* Begin *
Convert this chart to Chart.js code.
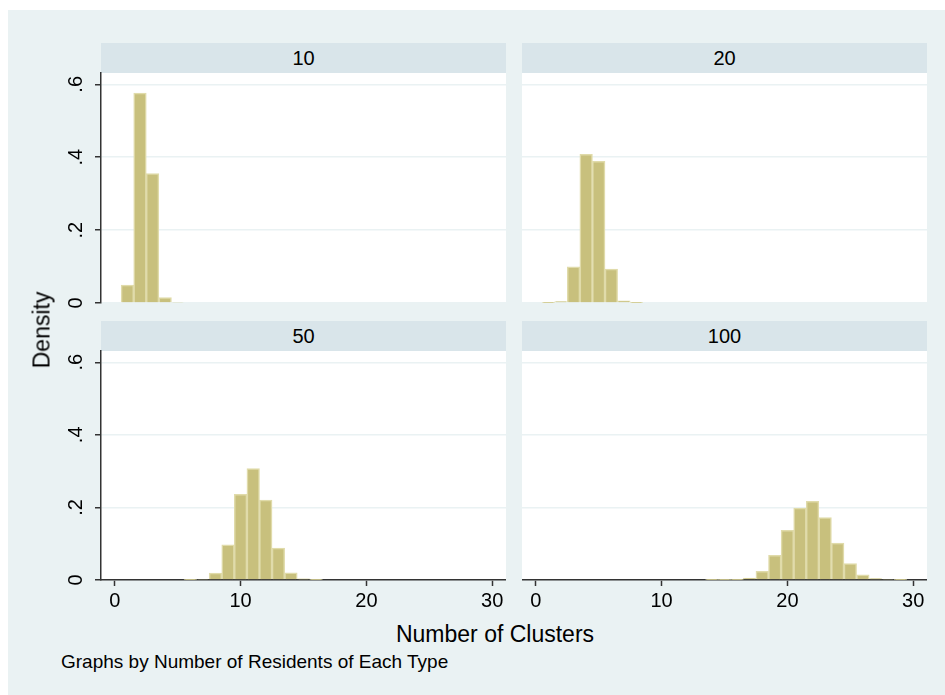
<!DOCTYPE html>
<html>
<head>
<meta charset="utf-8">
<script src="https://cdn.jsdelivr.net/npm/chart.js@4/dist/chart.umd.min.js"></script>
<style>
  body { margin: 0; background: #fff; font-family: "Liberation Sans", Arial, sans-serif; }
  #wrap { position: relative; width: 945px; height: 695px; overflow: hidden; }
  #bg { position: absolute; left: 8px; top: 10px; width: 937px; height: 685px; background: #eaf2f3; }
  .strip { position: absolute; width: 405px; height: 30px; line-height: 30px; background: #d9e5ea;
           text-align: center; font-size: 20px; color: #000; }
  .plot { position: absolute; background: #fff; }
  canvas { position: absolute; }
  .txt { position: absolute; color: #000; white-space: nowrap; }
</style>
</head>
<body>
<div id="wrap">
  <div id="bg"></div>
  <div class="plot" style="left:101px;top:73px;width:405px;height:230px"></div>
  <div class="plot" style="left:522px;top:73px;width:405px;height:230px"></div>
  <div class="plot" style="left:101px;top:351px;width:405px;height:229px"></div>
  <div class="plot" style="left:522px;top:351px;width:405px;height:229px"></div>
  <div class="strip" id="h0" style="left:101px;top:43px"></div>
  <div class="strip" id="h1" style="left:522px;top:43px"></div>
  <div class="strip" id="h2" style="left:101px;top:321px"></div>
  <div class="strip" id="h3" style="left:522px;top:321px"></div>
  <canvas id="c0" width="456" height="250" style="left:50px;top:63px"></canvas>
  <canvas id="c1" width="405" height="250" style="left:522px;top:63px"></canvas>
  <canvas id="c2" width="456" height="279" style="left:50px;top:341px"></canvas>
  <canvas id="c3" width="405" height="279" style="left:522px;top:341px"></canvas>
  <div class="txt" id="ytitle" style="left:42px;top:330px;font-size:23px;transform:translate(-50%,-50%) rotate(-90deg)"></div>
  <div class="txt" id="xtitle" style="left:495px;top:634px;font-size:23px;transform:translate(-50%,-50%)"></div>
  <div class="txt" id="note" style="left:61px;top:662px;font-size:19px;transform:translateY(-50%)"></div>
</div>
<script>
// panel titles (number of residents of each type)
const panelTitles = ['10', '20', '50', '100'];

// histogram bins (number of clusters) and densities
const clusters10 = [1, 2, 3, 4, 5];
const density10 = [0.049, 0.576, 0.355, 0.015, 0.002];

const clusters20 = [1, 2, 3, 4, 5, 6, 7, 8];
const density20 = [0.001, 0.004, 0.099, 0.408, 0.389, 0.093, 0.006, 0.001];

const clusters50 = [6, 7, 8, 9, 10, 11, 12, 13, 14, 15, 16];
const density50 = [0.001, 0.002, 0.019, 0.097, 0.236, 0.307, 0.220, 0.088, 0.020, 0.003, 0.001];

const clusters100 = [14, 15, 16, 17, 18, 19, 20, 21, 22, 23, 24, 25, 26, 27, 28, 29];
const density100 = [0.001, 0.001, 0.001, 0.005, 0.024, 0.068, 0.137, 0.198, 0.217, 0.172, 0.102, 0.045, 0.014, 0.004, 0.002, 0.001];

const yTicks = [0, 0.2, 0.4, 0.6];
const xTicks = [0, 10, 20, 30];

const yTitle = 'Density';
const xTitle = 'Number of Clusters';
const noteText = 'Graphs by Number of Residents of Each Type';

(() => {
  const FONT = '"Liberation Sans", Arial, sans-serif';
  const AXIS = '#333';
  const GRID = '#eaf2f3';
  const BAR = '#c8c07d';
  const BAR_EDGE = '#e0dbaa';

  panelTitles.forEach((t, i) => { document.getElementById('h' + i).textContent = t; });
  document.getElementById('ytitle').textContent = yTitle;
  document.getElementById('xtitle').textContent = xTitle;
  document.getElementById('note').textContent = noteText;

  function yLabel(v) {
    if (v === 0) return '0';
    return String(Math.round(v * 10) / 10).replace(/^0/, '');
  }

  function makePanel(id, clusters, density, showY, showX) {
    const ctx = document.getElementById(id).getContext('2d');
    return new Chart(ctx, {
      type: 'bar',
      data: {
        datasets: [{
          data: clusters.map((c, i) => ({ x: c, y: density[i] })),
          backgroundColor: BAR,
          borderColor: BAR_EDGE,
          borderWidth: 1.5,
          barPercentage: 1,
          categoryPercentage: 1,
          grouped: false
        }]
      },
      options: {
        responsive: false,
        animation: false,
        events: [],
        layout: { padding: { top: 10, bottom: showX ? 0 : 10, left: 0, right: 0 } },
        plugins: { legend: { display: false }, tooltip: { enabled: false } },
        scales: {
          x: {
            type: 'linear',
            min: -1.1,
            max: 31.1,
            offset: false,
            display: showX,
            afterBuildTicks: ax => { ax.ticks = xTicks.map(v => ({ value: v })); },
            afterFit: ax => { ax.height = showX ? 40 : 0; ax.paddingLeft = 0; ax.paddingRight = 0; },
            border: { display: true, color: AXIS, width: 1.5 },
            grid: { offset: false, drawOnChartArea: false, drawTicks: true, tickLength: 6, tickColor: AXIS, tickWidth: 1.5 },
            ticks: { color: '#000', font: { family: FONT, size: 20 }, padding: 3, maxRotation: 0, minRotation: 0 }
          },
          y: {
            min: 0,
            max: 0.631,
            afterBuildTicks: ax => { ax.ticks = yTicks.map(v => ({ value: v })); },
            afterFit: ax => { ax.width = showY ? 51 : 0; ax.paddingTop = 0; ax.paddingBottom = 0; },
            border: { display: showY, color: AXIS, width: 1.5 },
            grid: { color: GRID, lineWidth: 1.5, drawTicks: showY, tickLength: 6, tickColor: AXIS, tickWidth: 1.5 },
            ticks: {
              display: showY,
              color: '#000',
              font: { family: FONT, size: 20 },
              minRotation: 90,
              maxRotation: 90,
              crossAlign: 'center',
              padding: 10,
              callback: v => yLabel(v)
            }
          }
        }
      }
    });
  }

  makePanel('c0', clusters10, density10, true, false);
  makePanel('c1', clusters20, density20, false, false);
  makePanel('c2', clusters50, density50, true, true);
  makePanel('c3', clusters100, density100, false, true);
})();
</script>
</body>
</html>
* End *
■ Set problem
Take the listing above and print it exactly, apart from the pictures.

■ Solution for this task
Convert this chart to Chart.js code.
<!DOCTYPE html>
<html>
<head>
<meta charset="utf-8">
<script src="https://cdn.jsdelivr.net/npm/chart.js@4/dist/chart.umd.min.js"></script>
<style>
  body { margin: 0; background: #fff; font-family: "Liberation Sans", Arial, sans-serif; }
  #wrap { position: relative; width: 945px; height: 695px; overflow: hidden; }
  #bg { position: absolute; left: 8px; top: 10px; width: 937px; height: 685px; background: #eaf2f3; }
  .strip { position: absolute; width: 405px; height: 30px; line-height: 30px; background: #d9e5ea;
           text-align: center; font-size: 20px; color: #000; }
  .plot { position: absolute; background: #fff; }
  canvas { position: absolute; }
  .txt { position: absolute; color: #000; white-space: nowrap; }
</style>
</head>
<body>
<div id="wrap">
  <div id="bg"></div>
  <div class="plot" style="left:101px;top:73px;width:405px;height:230px"></div>
  <div class="plot" style="left:522px;top:73px;width:405px;height:230px"></div>
  <div class="plot" style="left:101px;top:351px;width:405px;height:229px"></div>
  <div class="plot" style="left:522px;top:351px;width:405px;height:229px"></div>
  <div class="strip" id="h0" style="left:101px;top:43px"></div>
  <div class="strip" id="h1" style="left:522px;top:43px"></div>
  <div class="strip" id="h2" style="left:101px;top:321px"></div>
  <div class="strip" id="h3" style="left:522px;top:321px"></div>
  <canvas id="c0" width="456" height="250" style="left:50px;top:63px"></canvas>
  <canvas id="c1" width="405" height="250" style="left:522px;top:63px"></canvas>
  <canvas id="c2" width="456" height="279" style="left:50px;top:341px"></canvas>
  <canvas id="c3" width="405" height="279" style="left:522px;top:341px"></canvas>
  <div class="txt" id="ytitle" style="left:42px;top:330px;font-size:23px;transform:translate(-50%,-50%) rotate(-90deg)"></div>
  <div class="txt" id="xtitle" style="left:495px;top:634px;font-size:23px;transform:translate(-50%,-50%)"></div>
  <div class="txt" id="note" style="left:61px;top:662px;font-size:19px;transform:translateY(-50%)"></div>
</div>
<script>
// panel titles (number of residents of each type)
const panelTitles = ['10', '20', '50', '100'];

// histogram bins (number of clusters) and densities
const clusters10 = [1, 2, 3, 4, 5];
const density10 = [0.049, 0.576, 0.355, 0.015, 0.002];

const clusters20 = [1, 2, 3, 4, 5, 6, 7, 8];
const density20 = [0.001, 0.004, 0.099, 0.408, 0.389, 0.093, 0.006, 0.001];

const clusters50 = [6, 7, 8, 9, 10, 11, 12, 13, 14, 15, 16];
const density50 = [0.001, 0.002, 0.019, 0.097, 0.236, 0.307, 0.220, 0.088, 0.020, 0.003, 0.001];

const clusters100 = [14, 15, 16, 17, 18, 19, 20, 21, 22, 23, 24, 25, 26, 27, 28, 29];
const density100 = [0.001, 0.001, 0.001, 0.005, 0.024, 0.068, 0.137, 0.198, 0.217, 0.172, 0.102, 0.045, 0.014, 0.004, 0.002, 0.001];

const yTicks = [0, 0.2, 0.4, 0.6];
const xTicks = [0, 10, 20, 30];

const yTitle = 'Density';
const xTitle = 'Number of Clusters';
const noteText = 'Graphs by Number of Residents of Each Type';

(() => {
  const FONT = '"Liberation Sans", Arial, sans-serif';
  const AXIS = '#333';
  const GRID = '#eaf2f3';
  const BAR = '#c8c07d';
  const BAR_EDGE = '#e0dbaa';

  panelTitles.forEach((t, i) => { document.getElementById('h' + i).textContent = t; });
  document.getElementById('ytitle').textContent = yTitle;
  document.getElementById('xtitle').textContent = xTitle;
  document.getElementById('note').textContent = noteText;

  function yLabel(v) {
    if (v === 0) return '0';
    return String(Math.round(v * 10) / 10).replace(/^0/, '');
  }

  function makePanel(id, clusters, density, showY, showX) {
    const ctx = document.getElementById(id).getContext('2d');
    return new Chart(ctx, {
      type: 'bar',
      data: {
        datasets: [{
          data: clusters.map((c, i) => ({ x: c, y: density[i] })),
          backgroundColor: BAR,
          borderColor: BAR_EDGE,
          borderWidth: 1.5,
          barPercentage: 1,
          categoryPercentage: 1,
          grouped: false
        }]
      },
      options: {
        responsive: false,
        animation: false,
        events: [],
        layout: { padding: { top: 10, bottom: showX ? 0 : 10, left: 0, right: 0 } },
        plugins: { legend: { display: false }, tooltip: { enabled: false } },
        scales: {
          x: {
            type: 'linear',
            min: -1.1,
            max: 31.1,
            offset: false,
            display: showX,
            afterBuildTicks: ax => { ax.ticks = xTicks.map(v => ({ value: v })); },
            afterFit: ax => { ax.height = showX ? 40 : 0; ax.paddingLeft = 0; ax.paddingRight = 0; },
            border: { display: true, color: AXIS, width: 1.5 },
            grid: { offset: false, drawOnChartArea: false, drawTicks: true, tickLength: 6, tickColor: AXIS, tickWidth: 1.5 },
            ticks: { color: '#000', font: { family: FONT, size: 20 }, padding: 3, maxRotation: 0, minRotation: 0 }
          },
          y: {
            min: 0,
            max: 0.631,
            afterBuildTicks: ax => { ax.ticks = yTicks.map(v => ({ value: v })); },
            afterFit: ax => { ax.width = showY ? 51 : 0; ax.paddingTop = 0; ax.paddingBottom = 0; },
            border: { display: showY, color: AXIS, width: 1.5 },
            grid: { color: GRID, lineWidth: 1.5, drawTicks: showY, tickLength: 6, tickColor: AXIS, tickWidth: 1.5 },
            ticks: {
              display: showY,
              color: '#000',
              font: { family: FONT, size: 20 },
              minRotation: 90,
              maxRotation: 90,
              crossAlign: 'center',
              padding: 10,
              callback: v => yLabel(v)
            }
          }
        }
      }
    });
  }

  makePanel('c0', clusters10, density10, true, false);
  makePanel('c1', clusters20, density20, false, false);
  makePanel('c2', clusters50, density50, true, true);
  makePanel('c3', clusters100, density100, false, true);
})();
</script>
</body>
</html>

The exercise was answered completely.